╭─ EXERCISE DATA

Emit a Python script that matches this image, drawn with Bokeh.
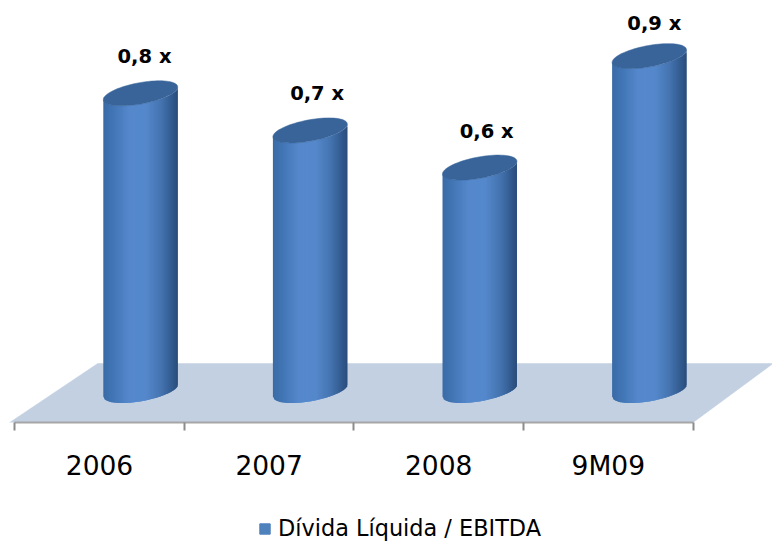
import numpy as np
from bokeh.embed import file_html
from bokeh.resources import INLINE
from bokeh.plotting import figure
from bokeh.layouts import column
from bokeh.models import Range1d, LinearAxis, FixedTicker, Legend, LegendItem
from bokeh.core.properties import value

categories = ["2006", "2007", "2008", "9M09"]
series_name = "Dívida Líquida / EBITDA"
values = [0.80, 0.70, 0.60, 0.90]
value_labels = ["0,8 x", "0,7 x", "0,6 x", "0,9 x"]

# layout (screen px, style only)
W, H = 772, 541
TOP_H = 484
FRAME_H = 422
BASE_PX = 390          # pixel row of value 0 (centre of bar bases)
PX_PER_VALUE = 371.5
CAT0_PX, CAT_STEP = 99.0, 169.6
BAR_DX = 41.0          # 3D depth offset of bars to the right
BAR_A, BAR_B, BAR_SHEAR = 37.2, 10.8, 0.17
LABEL_DX = [4, 7, 7, 5]
LABEL_DY = [37, 37, 36, 33]

x_range = Range1d(-CAT0_PX / CAT_STEP, (W - CAT0_PX) / CAT_STEP)
y_range = Range1d((BASE_PX - FRAME_H) / PX_PER_VALUE, BASE_PX / PX_PER_VALUE)
dx = lambda px: px / CAT_STEP
dy = lambda px: px / PX_PER_VALUE

p = figure(width=W, height=TOP_H, x_range=x_range, y_range=y_range,
           output_backend="svg", toolbar_location=None, x_axis_location=None, y_axis_location=None,
           min_border=0, min_border_bottom=TOP_H - FRAME_H, outline_line_color=None,
           background_fill_color="white", border_fill_color="white")
p.grid.visible = False

# floor
fl = dx(88)
fl_x0, fl_x1 = -0.5 - dx(5), len(categories) - 0.5
p.patch([fl_x0, fl_x1, fl_x1 + fl + dx(-8), fl_x0 + fl],
        [y_range.start, y_range.start, dy(BASE_PX - 363), dy(BASE_PX - 363)],
        fill_color="#c3d0e2", line_color="#c3d0e2", line_width=0.5)

# bars
stops_u = [-1.0, -0.75, -0.3, 0.15, 0.55, 0.85, 1.0]
stops_c = np.array([[0x3a, 0x6b, 0xa6], [0x41, 0x75, 0xb4], [0x55, 0x88, 0xcc],
                    [0x55, 0x88, 0xcc], [0x45, 0x74, 0xb0], [0x32, 0x5a, 0x8e], [0x2a, 0x4d, 0x7a]])
N = 75
us = np.linspace(-1, 1, N + 1)
xs, ys, cols = [], [], []
for i, v in enumerate(values):
    cx = i + dx(BAR_DX)
    for a, b in zip(us[:-1], us[1:]):
        xa, xb = cx + dx(BAR_A * a), cx + dx(BAR_A * b + 1.0 * (b < 1))
        fa = lambda u, y0, sign: y0 + dy(BAR_A * u * BAR_SHEAR) + sign * dy(BAR_B * np.sqrt(max(1 - u * u, 0)))
        xs.append([xa, xb, xb, xa])
        ys.append([fa(a, 0, -1), fa(b, 0, -1), fa(b, v, -1), fa(a, v, -1)])
        m = (a + b) / 2
        c = [int(round(np.interp(m, stops_u, stops_c[:, k]))) for k in range(3)]
        cols.append("#%02x%02x%02x" % tuple(c))
p.patches(xs, ys, fill_color=cols, line_color=None)

t = np.linspace(0, 2 * np.pi, 80)
top_x, top_y = [], []
for i, v in enumerate(values):
    cx = i + dx(BAR_DX)
    top_x.append(list(cx + dx(BAR_A * np.cos(t))))
    top_y.append(list(v + dy(BAR_A * np.cos(t) * BAR_SHEAR) + dy(BAR_B * np.sin(t))))
p.patches(top_x, top_y, fill_color="#38649a", line_color="#38649a", line_width=0.5)

# value labels
for i, v in enumerate(values):
    p.text([i + dx(BAR_DX + LABEL_DX[i])], [v], text=[value_labels[i]], y_offset=-LABEL_DY[i],
           text_align="center", text_baseline="middle", text_color="black",
           text_font=value("DejaVu Sans"), text_font_style="bold", text_font_size="19.5px")

# category axis
ax = LinearAxis(ticker=FixedTicker(ticks=list(range(len(categories))),
                                   minor_ticks=[k - 0.5 for k in range(len(categories) + 1)]),
                major_label_overrides={k: c for k, c in enumerate(categories)},
                bounds=(-0.5, len(categories) - 0.5))
ax.axis_line_color = "#a6a6a6"
ax.axis_line_width = 2
ax.major_tick_line_color = None
ax.minor_tick_line_color = "#8c8c8c"
ax.minor_tick_line_width = 2
ax.minor_tick_out = 8
ax.minor_tick_in = 0
ax.major_label_text_font = "DejaVu Sans"
ax.major_label_text_font_size = "26.5px"
ax.major_label_text_color = "black"
ax.major_label_standoff = 19
p.add_layout(ax, "below")

# legend strip under the chart
p2 = figure(width=W, height=H - TOP_H, x_range=(0, 1), y_range=(0, 1), output_backend="svg",
            toolbar_location=None, x_axis_location=None, y_axis_location=None, min_border=0,
            outline_line_color=None, background_fill_color="white", border_fill_color="white")
p2.grid.visible = False
key = p2.quad(left=[2], right=[3], bottom=[2], top=[3], fill_color="#4f81bd", line_color="#4f81bd")
leg = Legend(items=[LegendItem(label=series_name, renderers=[key])], orientation="horizontal",
             border_line_color=None, background_fill_alpha=0, label_text_font="DejaVu Sans",
             label_text_font_size="22.4px", label_text_color="black", glyph_width=13, glyph_height=13,
             label_standoff=7, margin=0, padding=0, location=(258, 0), spacing=0)
p2.add_layout(leg)

open("out.html", "w").write(file_html(column(p, p2, spacing=0), INLINE))
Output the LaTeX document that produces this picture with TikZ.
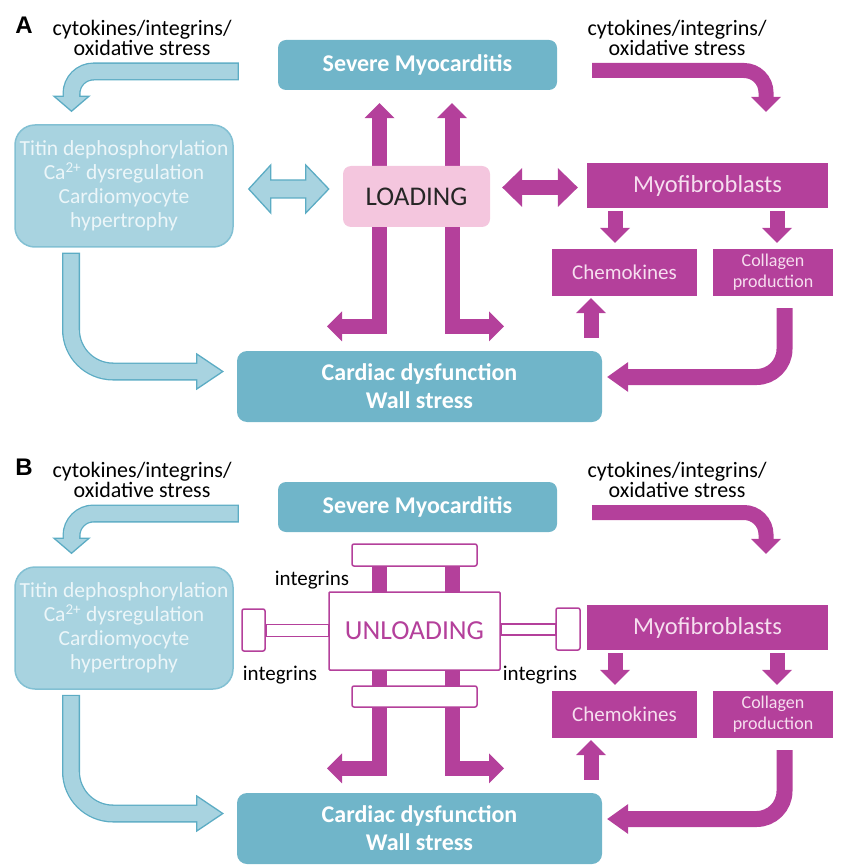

╰─

WORK REQUIRED:
Using the records above, output their complete text exactly, minus any images.

FULL ANSWER:
Emit a Python script that matches this image, drawn with Bokeh.
import numpy as np
from bokeh.embed import file_html
from bokeh.resources import INLINE
from bokeh.plotting import figure
from bokeh.layouts import column
from bokeh.models import Range1d, LinearAxis, FixedTicker, Legend, LegendItem
from bokeh.core.properties import value

categories = ["2006", "2007", "2008", "9M09"]
series_name = "Dívida Líquida / EBITDA"
values = [0.80, 0.70, 0.60, 0.90]
value_labels = ["0,8 x", "0,7 x", "0,6 x", "0,9 x"]

# layout (screen px, style only)
W, H = 772, 541
TOP_H = 484
FRAME_H = 422
BASE_PX = 390          # pixel row of value 0 (centre of bar bases)
PX_PER_VALUE = 371.5
CAT0_PX, CAT_STEP = 99.0, 169.6
BAR_DX = 41.0          # 3D depth offset of bars to the right
BAR_A, BAR_B, BAR_SHEAR = 37.2, 10.8, 0.17
LABEL_DX = [4, 7, 7, 5]
LABEL_DY = [37, 37, 36, 33]

x_range = Range1d(-CAT0_PX / CAT_STEP, (W - CAT0_PX) / CAT_STEP)
y_range = Range1d((BASE_PX - FRAME_H) / PX_PER_VALUE, BASE_PX / PX_PER_VALUE)
dx = lambda px: px / CAT_STEP
dy = lambda px: px / PX_PER_VALUE

p = figure(width=W, height=TOP_H, x_range=x_range, y_range=y_range,
           output_backend="svg", toolbar_location=None, x_axis_location=None, y_axis_location=None,
           min_border=0, min_border_bottom=TOP_H - FRAME_H, outline_line_color=None,
           background_fill_color="white", border_fill_color="white")
p.grid.visible = False

# floor
fl = dx(88)
fl_x0, fl_x1 = -0.5 - dx(5), len(categories) - 0.5
p.patch([fl_x0, fl_x1, fl_x1 + fl + dx(-8), fl_x0 + fl],
        [y_range.start, y_range.start, dy(BASE_PX - 363), dy(BASE_PX - 363)],
        fill_color="#c3d0e2", line_color="#c3d0e2", line_width=0.5)

# bars
stops_u = [-1.0, -0.75, -0.3, 0.15, 0.55, 0.85, 1.0]
stops_c = np.array([[0x3a, 0x6b, 0xa6], [0x41, 0x75, 0xb4], [0x55, 0x88, 0xcc],
                    [0x55, 0x88, 0xcc], [0x45, 0x74, 0xb0], [0x32, 0x5a, 0x8e], [0x2a, 0x4d, 0x7a]])
N = 75
us = np.linspace(-1, 1, N + 1)
xs, ys, cols = [], [], []
for i, v in enumerate(values):
    cx = i + dx(BAR_DX)
    for a, b in zip(us[:-1], us[1:]):
        xa, xb = cx + dx(BAR_A * a), cx + dx(BAR_A * b + 1.0 * (b < 1))
        fa = lambda u, y0, sign: y0 + dy(BAR_A * u * BAR_SHEAR) + sign * dy(BAR_B * np.sqrt(max(1 - u * u, 0)))
        xs.append([xa, xb, xb, xa])
        ys.append([fa(a, 0, -1), fa(b, 0, -1), fa(b, v, -1), fa(a, v, -1)])
        m = (a + b) / 2
        c = [int(round(np.interp(m, stops_u, stops_c[:, k]))) for k in range(3)]
        cols.append("#%02x%02x%02x" % tuple(c))
p.patches(xs, ys, fill_color=cols, line_color=None)

t = np.linspace(0, 2 * np.pi, 80)
top_x, top_y = [], []
for i, v in enumerate(values):
    cx = i + dx(BAR_DX)
    top_x.append(list(cx + dx(BAR_A * np.cos(t))))
    top_y.append(list(v + dy(BAR_A * np.cos(t) * BAR_SHEAR) + dy(BAR_B * np.sin(t))))
p.patches(top_x, top_y, fill_color="#38649a", line_color="#38649a", line_width=0.5)

# value labels
for i, v in enumerate(values):
    p.text([i + dx(BAR_DX + LABEL_DX[i])], [v], text=[value_labels[i]], y_offset=-LABEL_DY[i],
           text_align="center", text_baseline="middle", text_color="black",
           text_font=value("DejaVu Sans"), text_font_style="bold", text_font_size="19.5px")

# category axis
ax = LinearAxis(ticker=FixedTicker(ticks=list(range(len(categories))),
                                   minor_ticks=[k - 0.5 for k in range(len(categories) + 1)]),
                major_label_overrides={k: c for k, c in enumerate(categories)},
                bounds=(-0.5, len(categories) - 0.5))
ax.axis_line_color = "#a6a6a6"
ax.axis_line_width = 2
ax.major_tick_line_color = None
ax.minor_tick_line_color = "#8c8c8c"
ax.minor_tick_line_width = 2
ax.minor_tick_out = 8
ax.minor_tick_in = 0
ax.major_label_text_font = "DejaVu Sans"
ax.major_label_text_font_size = "26.5px"
ax.major_label_text_color = "black"
ax.major_label_standoff = 19
p.add_layout(ax, "below")

# legend strip under the chart
p2 = figure(width=W, height=H - TOP_H, x_range=(0, 1), y_range=(0, 1), output_backend="svg",
            toolbar_location=None, x_axis_location=None, y_axis_location=None, min_border=0,
            outline_line_color=None, background_fill_color="white", border_fill_color="white")
p2.grid.visible = False
key = p2.quad(left=[2], right=[3], bottom=[2], top=[3], fill_color="#4f81bd", line_color="#4f81bd")
leg = Legend(items=[LegendItem(label=series_name, renderers=[key])], orientation="horizontal",
             border_line_color=None, background_fill_alpha=0, label_text_font="DejaVu Sans",
             label_text_font_size="22.4px", label_text_color="black", glyph_width=13, glyph_height=13,
             label_standoff=7, margin=0, padding=0, location=(258, 0), spacing=0)
p2.add_layout(leg)

open("out.html", "w").write(file_html(column(p, p2, spacing=0), INLINE))
Output the LaTeX document that produces this picture with TikZ.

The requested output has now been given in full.